A modern coined name, probably formed from the stylish Da- prefix and the popular ending -iyah.
Daziyah is a name born from the creative naming traditions that flourished in African-American communities during the late 20th century, a practice that linguists and cultural historians have recognized as a distinct and inventive art form. The -iyah suffix is the name's most legible element: it derives from the Hebrew and Arabic theophoric ending meaning "of God" or "God is" (as in Aaliyah, Moriyah, Zachariah), and it became particularly prevalent in African-American naming from the 1980s onward as a way of encoding spiritual significance and cultural distinction simultaneously. The prefix Dazi is likely a phonetic construction, possibly echoing names like Daisy, Dasia, or Dazia, creating something that sounds both organic and entirely original.
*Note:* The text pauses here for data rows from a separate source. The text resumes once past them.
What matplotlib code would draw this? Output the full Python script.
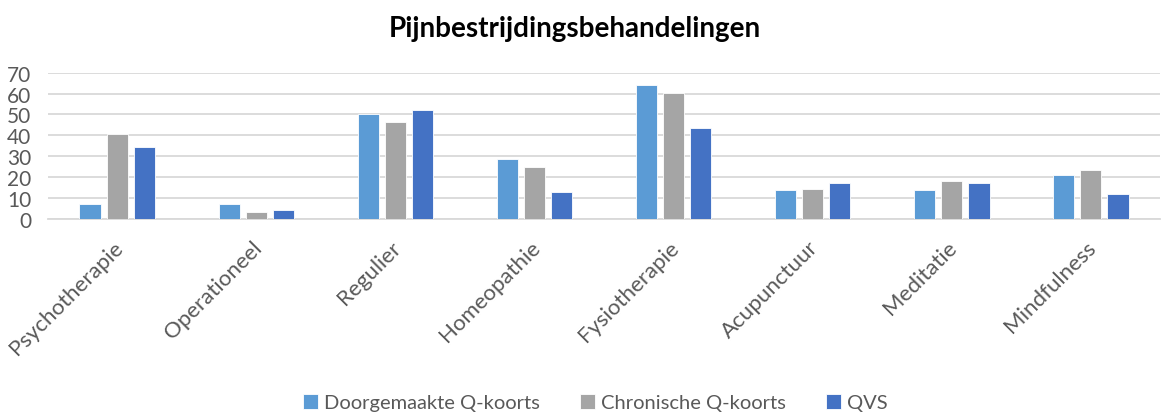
import matplotlib.pyplot as plt
import numpy as np

plt.rcParams['font.family'] = ['Lato', 'DejaVu Sans']

categories = ['Psychotherapie', 'Operationeel', 'Regulier', 'Homeopathie',
              'Fysiotherapie', 'Acupunctuur', 'Meditatie', 'Mindfulness']
doorgemaakt = [6.9, 6.9, 50.0, 28.5, 64.3, 14.0, 14.0, 21.2]
chronisch = [40.8, 3.5, 46.2, 24.9, 60.5, 14.2, 18.3, 23.6]
qvs = [34.6, 4.2, 52.2, 12.8, 43.5, 17.2, 17.2, 11.7]
series_names = ['Doorgemaakte Q-koorts', 'Chronische Q-koorts', 'QVS']
colors = ['#5b9bd5', '#a5a5a5', '#4472c4']

fig = plt.figure(figsize=(11.65, 4.14), dpi=100)
ax = fig.add_axes([0.041, 0.469, 0.955, 0.353])

x = np.arange(len(categories))
width = 0.152
step = 0.196
for i, (vals, name, c) in enumerate(zip([doorgemaakt, chronisch, qvs], series_names, colors)):
    ax.bar(x + (i - 1) * step, vals, width, color=c, label=name,
           edgecolor='white', linewidth=0.6, zorder=3)

ax.set_xlim(-0.5, len(categories) - 0.5)
ax.set_ylim(0, 70)
ax.set_yticks(range(0, 71, 10))
ax.yaxis.grid(True, color='#d9d9d9', linewidth=1.3, zorder=0)
ax.set_axisbelow(True)
for s in ['top', 'right', 'left']:
    ax.spines[s].set_visible(False)
ax.spines['bottom'].set_color('#d9d9d9')
ax.spines['bottom'].set_linewidth(1.3)
ax.tick_params(axis='both', length=0, labelcolor='#595959')
ax.tick_params(axis='y', labelsize=15, pad=12)

# label anchors sit a little left of the group centre, like in Excel
ax.set_xticks(x - 0.035)
ax.set_xticklabels(categories, rotation=45, ha='right', rotation_mode='anchor')
ax.tick_params(axis='x', labelsize=16, pad=13)

fig.text(0.493, 0.93, 'Pijnbestrijdingsbehandelingen', ha='center', va='center',
         fontsize=20, fontweight='bold', color='black')

fig.legend(loc='lower center', bbox_to_anchor=(0.511, -0.04), ncol=3, frameon=False,
           fontsize=14.5, labelcolor='#595959', handlelength=0.75, handleheight=0.75,
           handletextpad=0.3, columnspacing=2.0)

fig.savefig('out.png', dpi=100)
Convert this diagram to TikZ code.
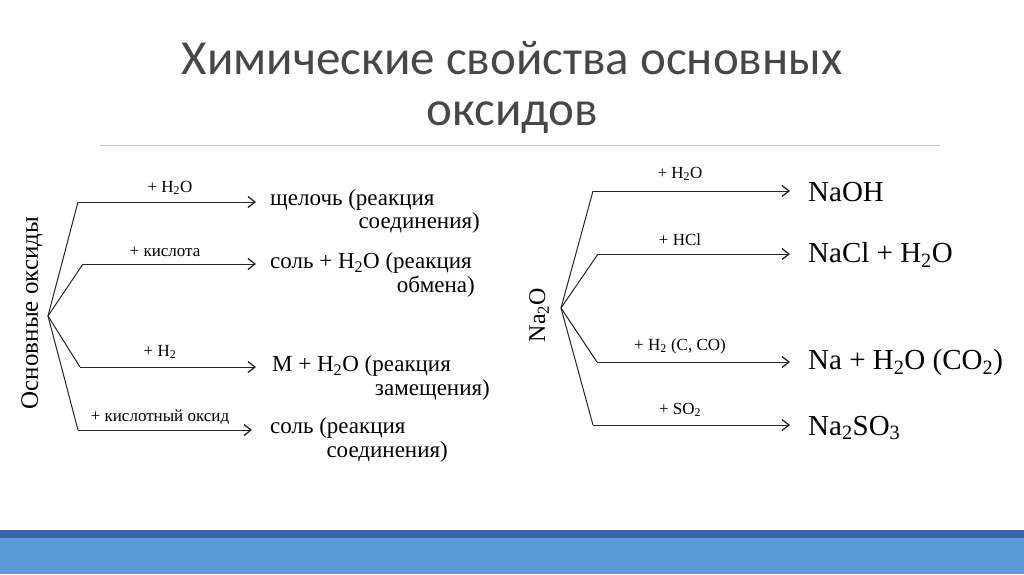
\documentclass[tikz,border=0pt]{standalone}
\usepackage{fontspec}
\setmainfont{Liberation Serif}
\newfontfamily\titlefont{Carlito}
\usetikzlibrary{arrows.meta}
\definecolor{barblue}{HTML}{5B9BD5}
\definecolor{bardark}{HTML}{3A66A8}
\begin{document}
\begin{tikzpicture}[x=1pt,y=-1pt,
  br/.style={draw=black!85,line width=1pt},
  arr/.style={draw=black!85,line width=1pt,-{Straight Barb[length=7pt,width=11pt,line width=1.3pt]}},
  lab/.style={font=\fontsize{17}{18}\selectfont,inner sep=1pt},
  res/.style={font=\fontsize{23}{24}\selectfont,inner sep=0pt,anchor=west},
  res2/.style={font=\fontsize{23}{24}\selectfont,inner sep=0pt,anchor=east},
  resR/.style={font=\fontsize{29}{31}\selectfont,inner sep=0pt,anchor=west}]
\useasboundingbox (0,0) rectangle (1024,574);
\fill[white] (0,0) rectangle (1024,574);
% title
\node[font=\titlefont\fontsize{49}{51}\selectfont,text=black!72,align=center] (title) at (512,87) {Химические свойства основных\\оксидов};
\draw[black!25,line width=0.7pt] (100,145) -- (940,145);
% bottom bar
\fill[bardark] (0,530) rectangle (1024,538);
\fill[barblue] (0,538) rectangle (1024,574);
% left diagram
\node[rotate=90,font=\fontsize{25}{26}\selectfont] (oo) at (32,313) {Основные оксиды};
\coordinate (L) at (48,316);
\coordinate (l1) at (78,202); \coordinate (l2) at (83,264);
\coordinate (l3) at (80,367); \coordinate (l4) at (78,430);
\coordinate (e1) at (256,202); \coordinate (e2) at (256,264);
\coordinate (e3) at (256,367); \coordinate (e4) at (252,430);
\foreach \i in {1,2,3,4}{\draw[br] (L) -- (l\i); \draw[arr] (l\i) -- (e\i);}
\node[lab] (a1) at (170,188) {+ H\textsubscript{2}O};
\node[lab] (a2) at (165,252) {+ кислота};
\node[lab] (a3) at (160,352) {+ H\textsubscript{2}};
\node[lab] (a4) at (160,417) {+ кислотный оксид};
\node[res] (r1) at (270,200) {щелочь (реакция};
\node[res2] (r1b) at (480,223) {соединения)};
\node[res] (r2) at (270,263) {соль + H\textsubscript{2}O (реакция};
\node[res2] (r2b) at (475,287) {обмена)};
\node[res] (r3) at (272,366) {M + H\textsubscript{2}O (реакция};
\node[res2] (r3b) at (490,390) {замещения)};
\node[res] (r4) at (270,428) {соль (реакция};
\node[res2] (r4b) at (448,452) {соединения)};
% right diagram
\node[rotate=90,font=\fontsize{24}{26}\selectfont] (na) at (539,315) {Na\textsubscript{2}O};
\coordinate (R) at (561,308);
\coordinate (m1) at (593,191); \coordinate (m2) at (598,254);
\coordinate (m3) at (597,362); \coordinate (m4) at (593,425);
\coordinate (f1) at (790,191); \coordinate (f2) at (790,254);
\coordinate (f3) at (790,362); \coordinate (f4) at (790,425);
\foreach \i in {1,2,3,4}{\draw[br] (R) -- (m\i); \draw[arr] (m\i) -- (f\i);}
\node[lab] (b1) at (680,174) {+ H\textsubscript{2}O};
\node[lab] (b2) at (680,240) {+ HCl};
\node[lab] (b3) at (680,346) {+ H\textsubscript{2} (C, CO)};
\node[lab] (b4) at (680,410) {+ SO\textsubscript{2}};
\node[resR] (s1) at (808,192) {NaOH};
\node[resR] (s2) at (808,255) {NaCl + H\textsubscript{2}O};
\node[resR] (s3) at (808,363) {Na + H\textsubscript{2}O (CO\textsubscript{2})};
\node[resR] (s4) at (808,428) {Na\textsubscript{2}SO\textsubscript{3}};
\end{tikzpicture}
\end{document}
Names like Daziyah occupy an important cultural space that mainstream discourse has sometimes misunderstood. Research by sociolinguists, including celebrated work by Harvard economist Roland Fryer, examined the social dynamics of distinctively African-American names, but more recent scholarship has pushed back on deficit framings, emphasizing instead the profound creativity and community cohesion embedded in this naming tradition. A name like Daziyah is an act of cultural authorship — the parents are not borrowing from an existing canon but writing into one.
Daziyah is a name of the present and the future, carrying the euphony its parents designed for it: three syllables with a dactylic lilt (DAH-zee-yah) that makes it feel rhythmic and celebratory. It belongs to a cohort of names — Janiyah, Naziyah, Taziyah — that form their own recognizable family, each one a small act of linguistic invention. Its bearers are still writing its story.